Hoy, para cenar, diminutos mejillones al vapor en un curioso chiringuito de playa. Una pareja de músicos ameniza la velada, se parte el alma para pagar las facturas a golpe de viejas canciones de Abba y melodías patrias que enardecen el corazón de los comensales: ¡alle, alle, alle…! Se enciende de nuevo la linterna del faro. Mañana trataremos de alcanzar La Rochelle.
Por más que bregamos
el amplio resguardo que hubimos de dar al faro de Cordouan, sumado al
intenso viento noroeste, nos impide alcanzar la punta de Chassiron,
extremo norte de la isla de Oléron, y enfilar La Rochelle. Nada que
objetar. El pequeño puerto de La Cotiniere, aparecido como por ensalmo
en la carta y seguro lugar de refugio, nos permite dividir la travesía y
disfrutar de unas instalaciones excelentes. Para regocijo del patrón
dimos con un pescador aficionado a los comics que tiene “todo lo que se
pueda tener sobre Corto Maltés”, asegura su esposa.
En el puerto
de pescadores las gaviotas parecen esperar con paciencia a que llegue
el lunes subidas a los barcos vecinos. Ni se molestan en buscar otro
sustento que no sea el que los marineros les ofrecen con los descartes
del pescado. Sobre los puentes, aguardan a que se reanude la semana como
haría cualquier persona una melancólica tarde de domingo.
Recorro
las calles alejadas del centro. Vago entre un laberinto de casas
hermosas y sencillas. Un denso aroma a higueras, jazmín y aromáticas me
asalta en cada esquina. Paseo junto a fachadas de cantos de playa o
ladrillo, enfoscadas y encaladas con gusto; las ventanas y
contraventanas lucen pintadas en armónicos colores violeta, azul,
mostaza... se rodean de jardines pulcros y comedidos. Uno desearía vivir
en cada uno de estos rincones, pasar un verano al menos; incluso un
invierno: si desde ese lugar batido por las olas y la furia de los
vientos no surge una buena historia, es que no se tiene nada que contar.
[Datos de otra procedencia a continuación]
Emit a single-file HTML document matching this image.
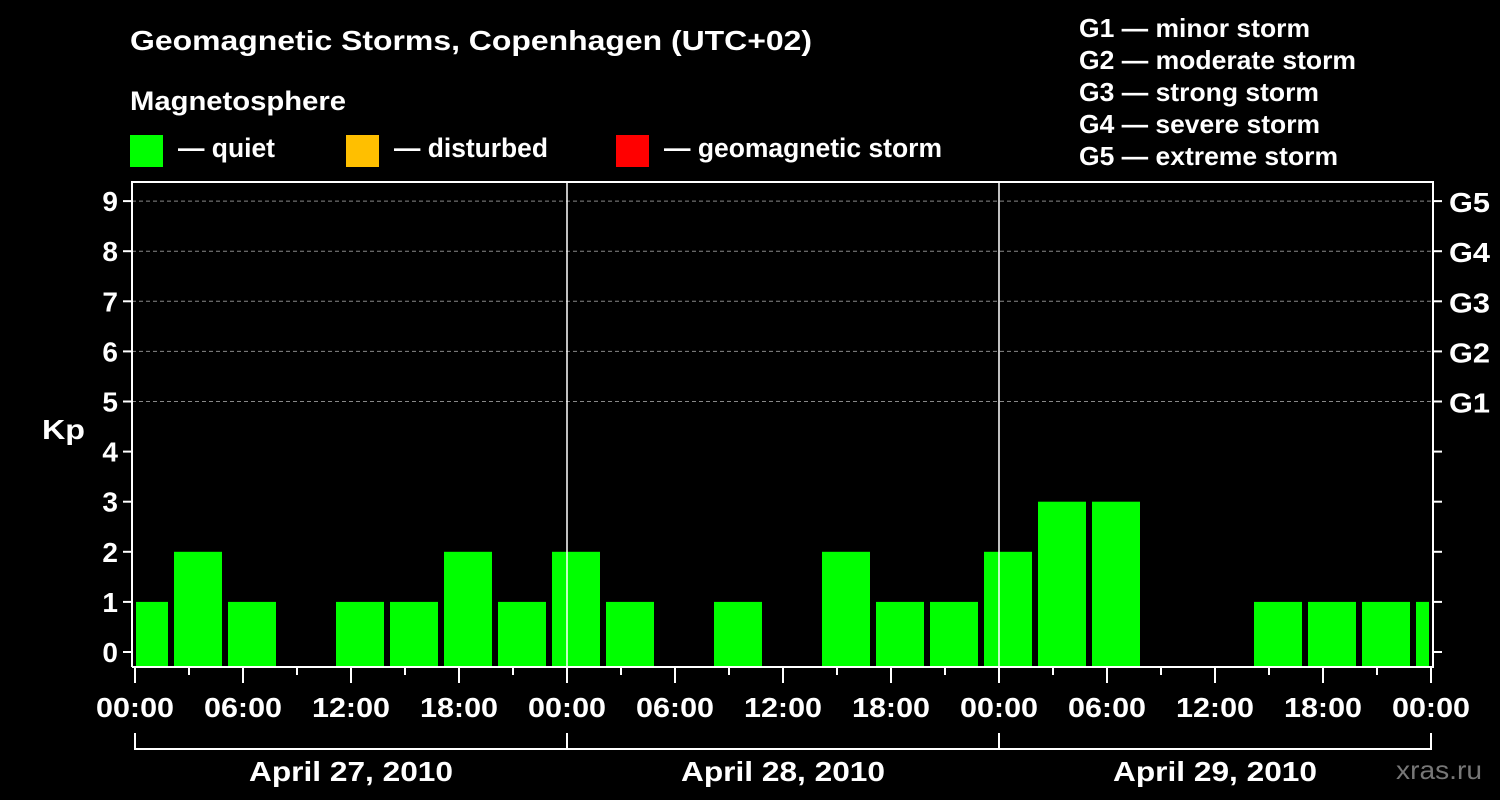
<!DOCTYPE html>
<html><head><meta charset="utf-8"><style>
html,body{margin:0;padding:0;background:#000;}
svg{display:block;font-family:"Liberation Sans",Arial,sans-serif;font-weight:bold;}
</style></head><body>
<svg id="chart" width="1500" height="800" viewBox="0 0 1500 800">
<rect width="1500" height="800" fill="#000"/>
<text x="130" y="50" font-size="28" fill="#fff" textLength="682" lengthAdjust="spacingAndGlyphs">Geomagnetic Storms, Copenhagen (UTC+02)</text>
<text x="130" y="110" font-size="27" fill="#fff" textLength="216" lengthAdjust="spacingAndGlyphs">Magnetosphere</text>
<g><rect x="130" y="135" width="33" height="32" fill="#00ff00"/><text x="178" y="157" font-size="27" fill="#fff" textLength="97" lengthAdjust="spacingAndGlyphs">— quiet</text></g>
<g><rect x="346" y="135" width="33" height="32" fill="#ffbf00"/><text x="394" y="157" font-size="27" fill="#fff" textLength="154" lengthAdjust="spacingAndGlyphs">— disturbed</text></g>
<g><rect x="616" y="135" width="33" height="32" fill="#ff0000"/><text x="664" y="157" font-size="27" fill="#fff" textLength="278" lengthAdjust="spacingAndGlyphs">— geomagnetic storm</text></g>
<g font-size="26" fill="#fff">
<text x="1079" y="37" textLength="231" lengthAdjust="spacingAndGlyphs">G1 — minor storm</text>
<text x="1079" y="69" textLength="277" lengthAdjust="spacingAndGlyphs">G2 — moderate storm</text>
<text x="1079" y="101" textLength="240" lengthAdjust="spacingAndGlyphs">G3 — strong storm</text>
<text x="1079" y="133" textLength="241" lengthAdjust="spacingAndGlyphs">G4 — severe storm</text>
<text x="1079" y="165" textLength="259" lengthAdjust="spacingAndGlyphs">G5 — extreme storm</text>
</g>
<text x="42" y="439" font-size="28" fill="#fff" textLength="43" lengthAdjust="spacingAndGlyphs">Kp</text>
<text x="1396" y="779" font-size="26" fill="#777" font-weight="normal" textLength="86" lengthAdjust="spacingAndGlyphs">xras.ru</text>
<g id="grid"></g><g id="bars"></g><g id="axes"></g>
</svg>
<script>
const kpValues = [1,2,1,0,1,1,2,1,2, 1,0,1,0,2,1,1,2, 3,3,0,0,1,1,1,1];
const firstStartHour = -1;
const yTicks = [0,1,2,3,4,5,6,7,8,9];
const gLabels = ['G1','G2','G3','G4','G5'];
const gLevels = [5,6,7,8,9];
const xTickLabels = ['00:00','06:00','12:00','18:00','00:00','06:00','12:00','18:00','00:00','06:00','12:00','18:00','00:00'];
const dayLabels = ['April 27, 2010','April 28, 2010','April 29, 2010'];

const NS='http://www.w3.org/2000/svg';
const X0=135, PXH=18, Y0=652, PXK=50.1, L=132, R=1433, T=182, B=667;
const xs=h=>X0+h*PXH, ys=k=>Y0-k*PXK;
function mk(tag,attrs,parent){const e=document.createElementNS(NS,tag);for(const k in attrs)e.setAttribute(k,attrs[k]);parent.appendChild(e);return e;}
const grid=document.getElementById('grid'),bars=document.getElementById('bars'),axes=document.getElementById('axes');
gLevels.forEach(k=>{const l=mk('line',{x1:L,x2:R,y1:ys(k),y2:ys(k),stroke:'#888','stroke-dasharray':'4,3','stroke-width':1},grid);

});
kpValues.forEach((v,i)=>{if(v<=0)return;const h=firstStartHour+3*i;
let x1=xs(h)+3,x2=xs(h+3)-3;x1=Math.max(x1,L+4);x2=Math.min(x2,R-4);if(x2<=x1)return;
const c=v>=5?'#ff0000':(v>=4?'#ffbf00':'#00ff00');
const r=mk('rect',{x:x1,y:ys(v),width:x2-x1,height:B-ys(v),fill:c},bars);

});
mk('path',{d:`M${L},${B}V${T}H${R}V${B}H${L}`,fill:'none',stroke:'#fff','stroke-width':2},axes);
[1,2].forEach(d=>mk('line',{x1:xs(24*d),x2:xs(24*d),y1:T,y2:B,stroke:'#fff','stroke-width':1.5},axes));
yTicks.forEach(k=>{mk('line',{x1:L-9,x2:L,y1:ys(k),y2:ys(k),stroke:'#fff','stroke-width':2},axes);
mk('line',{x1:R,x2:R+9,y1:ys(k),y2:ys(k),stroke:'#fff','stroke-width':2},axes);
const t=mk('text',{x:L-14,y:ys(k)+10,'font-size':28,fill:'#fff','text-anchor':'end'},axes);t.textContent=k;

});
gLevels.forEach((k,i)=>{const t=mk('text',{x:1449,y:ys(k)+11,'font-size':28,fill:'#fff',textLength:41,lengthAdjust:'spacingAndGlyphs'},axes);t.textContent=gLabels[i];

});
for(let h=0;h<=72;h+=3){const major=h%6===0;mk('line',{x1:xs(h),x2:xs(h),y1:B+1,y2:B+(major?16:8),stroke:'#fff','stroke-width':2},axes);}
xTickLabels.forEach((s,i)=>{const t=mk('text',{x:xs(i*6)-39,y:717,'font-size':28,fill:'#fff',textLength:78,lengthAdjust:'spacingAndGlyphs'},axes);t.textContent=s;

});
mk('line',{x1:xs(0),x2:xs(72),y1:749,y2:749,stroke:'#fff','stroke-width':2},axes);
for(let d=0;d<=3;d++)mk('line',{x1:xs(24*d),x2:xs(24*d),y1:733,y2:750,stroke:'#fff','stroke-width':2},axes);
dayLabels.forEach((s,i)=>{const t=mk('text',{x:xs(24*i+12)-102,y:781,'font-size':28,fill:'#fff',textLength:204,lengthAdjust:'spacingAndGlyphs'},axes);t.textContent=s;

});
</script>
</body></html>
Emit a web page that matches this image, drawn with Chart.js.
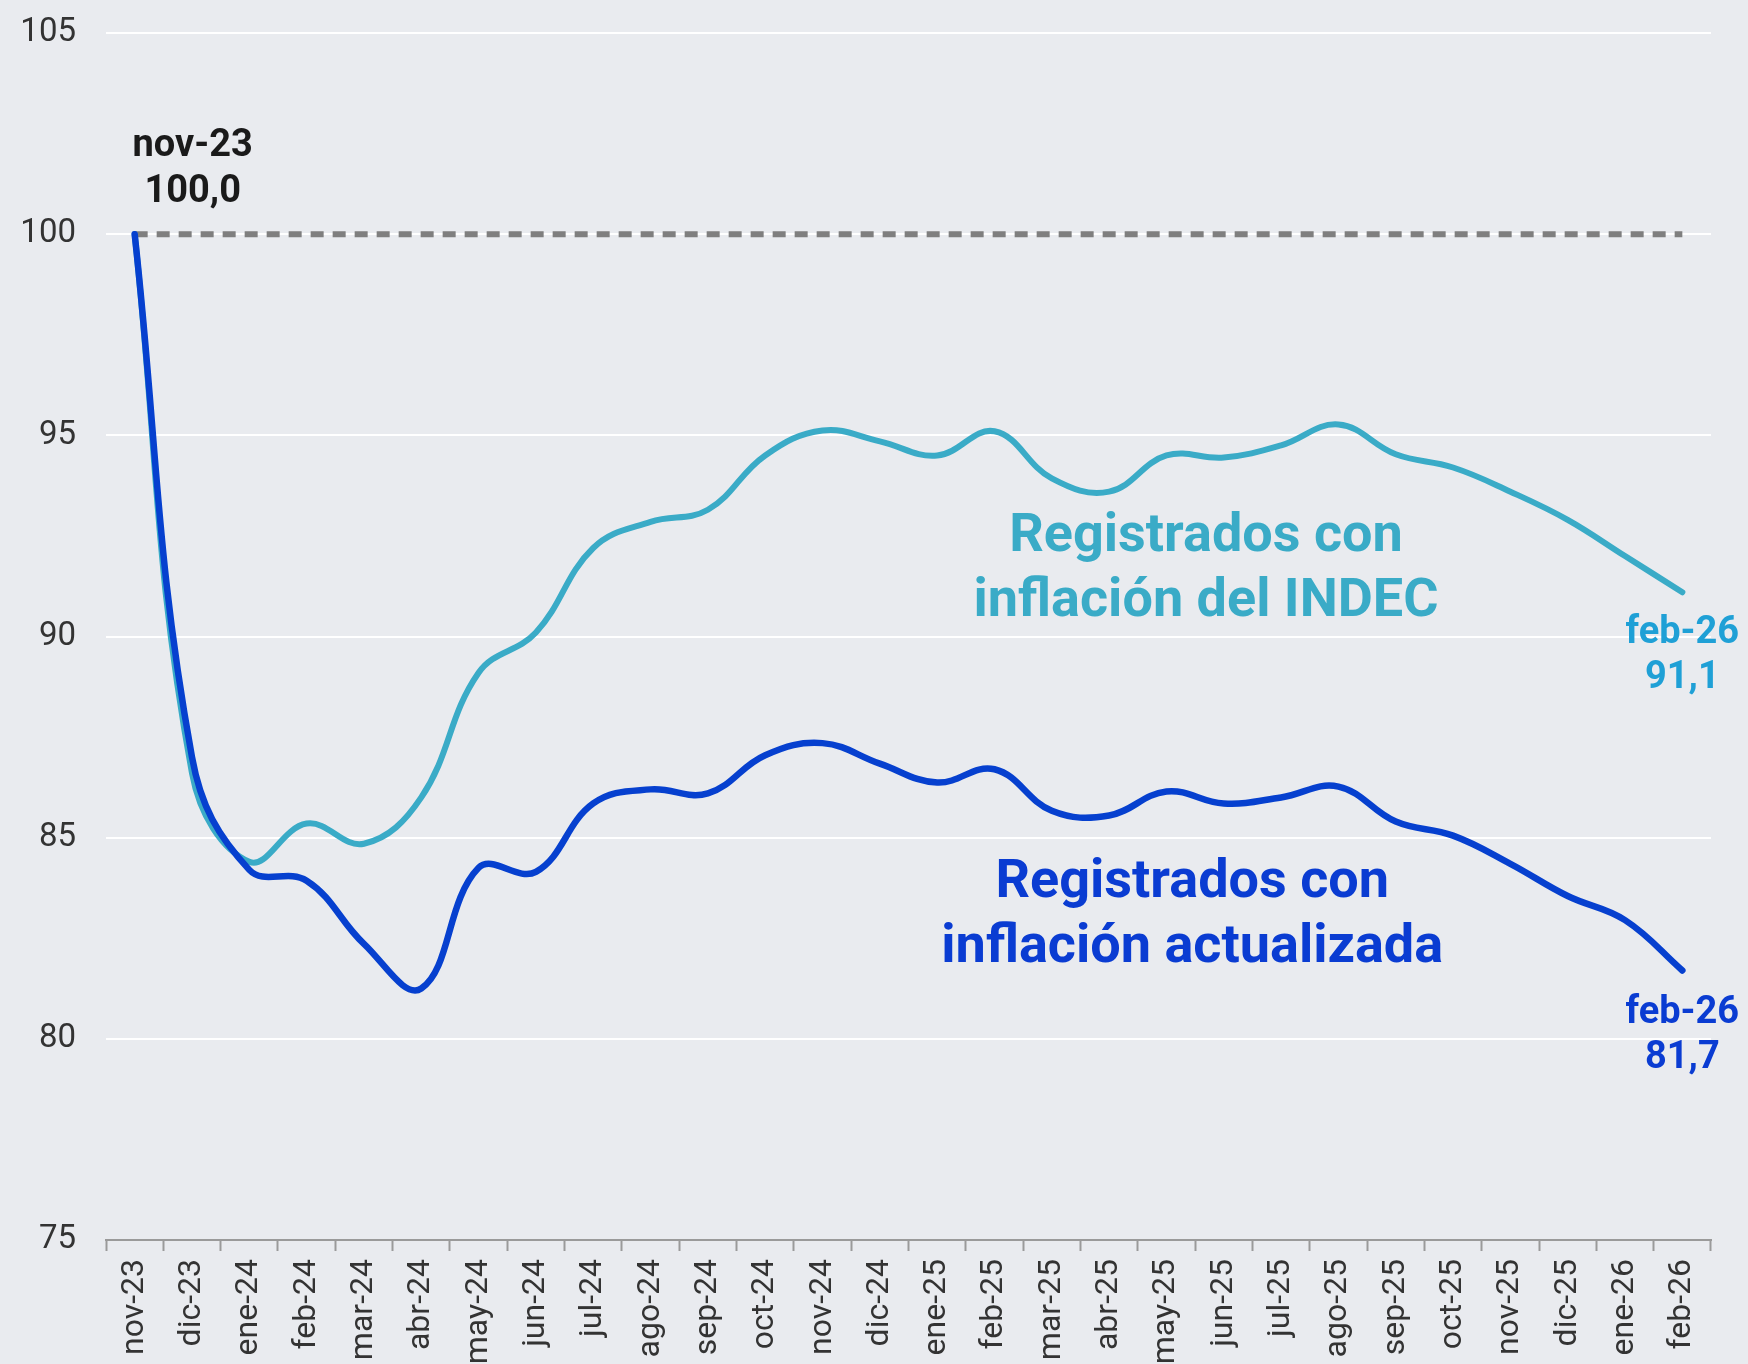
<!DOCTYPE html>
<html>
<head>
<meta charset="utf-8">
<script src="https://cdn.jsdelivr.net/npm/chart.js@4.4.1/dist/chart.umd.min.js"></script>
<style>
  html, body { margin: 0; padding: 0; background: #e9ebef; overflow: hidden; }
  canvas { display: block; }
</style>
</head>
<body>
<canvas id="c" width="1748" height="1364"></canvas>
<script>
const labels = ['nov-23','dic-23','ene-24','feb-24','mar-24','abr-24','may-24','jun-24','jul-24','ago-24','sep-24','oct-24','nov-24','dic-24','ene-25','feb-25','mar-25','abr-25','may-25','jun-25','jul-25','ago-25','sep-25','oct-25','nov-25','dic-25','ene-26','feb-26'];
const indec = [100, 86.6, 84.4, 85.35, 84.85, 86.0, 89.1, 90.1, 92.2, 92.85, 93.15, 94.5, 95.12, 94.85, 94.5, 95.1, 93.93, 93.6, 94.5, 94.45, 94.75, 95.27, 94.53, 94.2, 93.6, 92.9, 92.0, 91.1];
const actualizada = [100, 87.0, 84.2, 83.93, 82.36, 81.25, 84.25, 84.15, 85.85, 86.2, 86.1, 87.05, 87.35, 86.84, 86.37, 86.7, 85.67, 85.55, 86.15, 85.85, 86.0, 86.27, 85.4, 85.05, 84.35, 83.55, 82.95, 81.7];
const baseLine = labels.map(() => 100);
const yTicks = [75, 80, 85, 90, 95, 100, 105];

const COL_TEAL = '#3aabc7';
const COL_TEAL_LBL = '#1fa0d6';
const COL_BLUE = '#0640cf';
const COL_BLUE_LBL = '#0a3cd2';

const bgPlugin = {
  id: 'bg',
  beforeDraw(chart) {
    const ctx = chart.ctx;
    ctx.save();
    ctx.fillStyle = '#e9ebef';
    ctx.fillRect(0, 0, chart.width, chart.height);
    ctx.restore();
  }
};

const textPlugin = {
  id: 'texts',
  afterDatasetsDraw(chart) {
    const ctx = chart.ctx;
    const xs = chart.scales.x, ys = chart.scales.y;
    const last = labels.length - 1;
    ctx.save();
    ctx.textAlign = 'center';
    ctx.textBaseline = 'middle';
    ctx.font = 'bold 38px Roboto';
    ctx.fillStyle = '#1a1a1a';
    const x0 = xs.getPixelForValue(0) + 58;
    const y0 = ys.getPixelForValue(actualizada[0]);
    ctx.fillText(labels[0], x0, y0 - 88);
    ctx.fillText(actualizada[0].toFixed(1).replace('.', ','), x0, y0 - 42);
    const xe = xs.getPixelForValue(last);
    const yt = ys.getPixelForValue(indec[last]);
    ctx.fillStyle = COL_TEAL_LBL;
    ctx.fillText(labels[last], xe, yt + 41);
    ctx.fillText(indec[last].toFixed(1).replace('.', ','), xe, yt + 86);
    const yb = ys.getPixelForValue(actualizada[last]);
    ctx.fillStyle = COL_BLUE_LBL;
    ctx.fillText(labels[last], xe, yb + 43);
    ctx.fillText(actualizada[last].toFixed(1).replace('.', ','), xe, yb + 88);
    ctx.font = 'bold 54px Roboto';
    ctx.fillStyle = COL_TEAL;
    const xt = xs.getPixelForValue(18.69);
    ctx.fillText('Registrados con', xt, ys.getPixelForValue(92.45));
    ctx.fillText('inflación del INDEC', xt, ys.getPixelForValue(90.85));
    ctx.fillStyle = COL_BLUE_LBL;
    const xb = xs.getPixelForValue(18.45);
    ctx.fillText('Registrados con', xb, ys.getPixelForValue(83.85));
    ctx.fillText('inflación actualizada', xb, ys.getPixelForValue(82.24));
    ctx.restore();
  }
};

new Chart(document.getElementById('c'), {
  type: 'line',
  data: {
    labels: labels,
    datasets: [
      {
        label: 'Registrados con inflación actualizada',
        data: actualizada,
        borderColor: COL_BLUE,
        borderWidth: 6.5,
        tension: 0.4,
        pointRadius: 0,
        borderCapStyle: 'round',
        fill: false
      },
      {
        label: 'Registrados con inflación del INDEC',
        data: indec,
        borderColor: COL_TEAL,
        borderWidth: 6,
        tension: 0.4,
        pointRadius: 0,
        borderCapStyle: 'round',
        fill: false
      },
      {
        label: 'Base',
        data: baseLine,
        borderColor: '#7f7f7f',
        borderWidth: 6,
        borderDash: [13, 9],
        tension: 0,
        pointRadius: 0,
        fill: false
      }
    ]
  },
  options: {
    responsive: false,
    devicePixelRatio: 1,
    animation: false,
    layout: { padding: { top: 33, right: 37, bottom: 0, left: 0 } },
    plugins: { legend: { display: false }, tooltip: { enabled: false } },
    scales: {
      x: {
        type: 'category',
        offset: true,
        grid: {
          offset: true,
          drawOnChartArea: false,
          drawTicks: true,
          tickLength: 11,
          tickColor: '#9a9a9a',
          tickWidth: 2
        },
        border: { display: true, color: '#9a9a9a', width: 2 },
        ticks: {
          autoSkip: false,
          minRotation: 90,
          maxRotation: 90,
          padding: 8,
          color: '#333333',
          font: { family: 'Roboto', size: 32 }
        },
        afterFit(scale) { scale.height = 124; scale.paddingLeft = 0; scale.paddingRight = 0; }
      },
      y: {
        min: 75,
        max: 105,
        afterBuildTicks(scale) { scale.ticks = yTicks.map(v => ({ value: v })); },
        grid: {
          color: '#ffffff',
          lineWidth: 2,
          drawTicks: false
        },
        border: { display: false },
        ticks: {
          padding: 30,
          color: '#333333',
          font: { family: 'Roboto', size: 33 }
        },
        afterFit(scale) { scale.width = 106; scale.paddingTop = 0; scale.paddingBottom = 0; }
      }
    }
  },
  plugins: [bgPlugin, textPlugin]
});
</script>
</body>
</html>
De momento sólo se me ocurre el título de una película cursi de sábado
tarde: Una casa en Oléron. Pero como en cualquier mal filme, entre tanta
belleza se levanta sin avisar —en un cruce de calles, junto a la
escuela infantil del pueblo—, un puñetazo visual que noquea y asquea al
mismo tiempo: un luminoso de patatas fritas de la firma McDonald’s. Es
como descubrir una hemorroide en el cuerpo de una odalisca.
¿Por
qué a menudo idealizamos aquellos lugares que visitamos? ¿Por qué
tratamos de convencernos de que allí seríamos mucho más felices que en
el lugar del que procedemos? No puedo evitar traer a Rafael Berrio de
nuevo a colación: «Por eso tanto da, lo mismo aquí que allá, si llevas
contigo el infierno de tu intimidad», canta en El sitio de San Sebastián.
Extraña,
emociona comprobar que en las viviendas de la Cotiniere excusan
levantar altas vallas en los jardines; separarse de sus vecinos por
muros; escatimar a los demás la vida doméstica (tan similar a la del
resto, seguramente). Pequeñas, frágiles verjas de madera blanca permiten
disfrutar del jardín o la vivienda ajenos, aunque sea de modo visual:
también se convive en el hogar de los demás. Qué diferentes a las
fortalezas de granito, setos, tapias y vallados que separan nuestras
fincas en España. Convivir, hermosa palabra.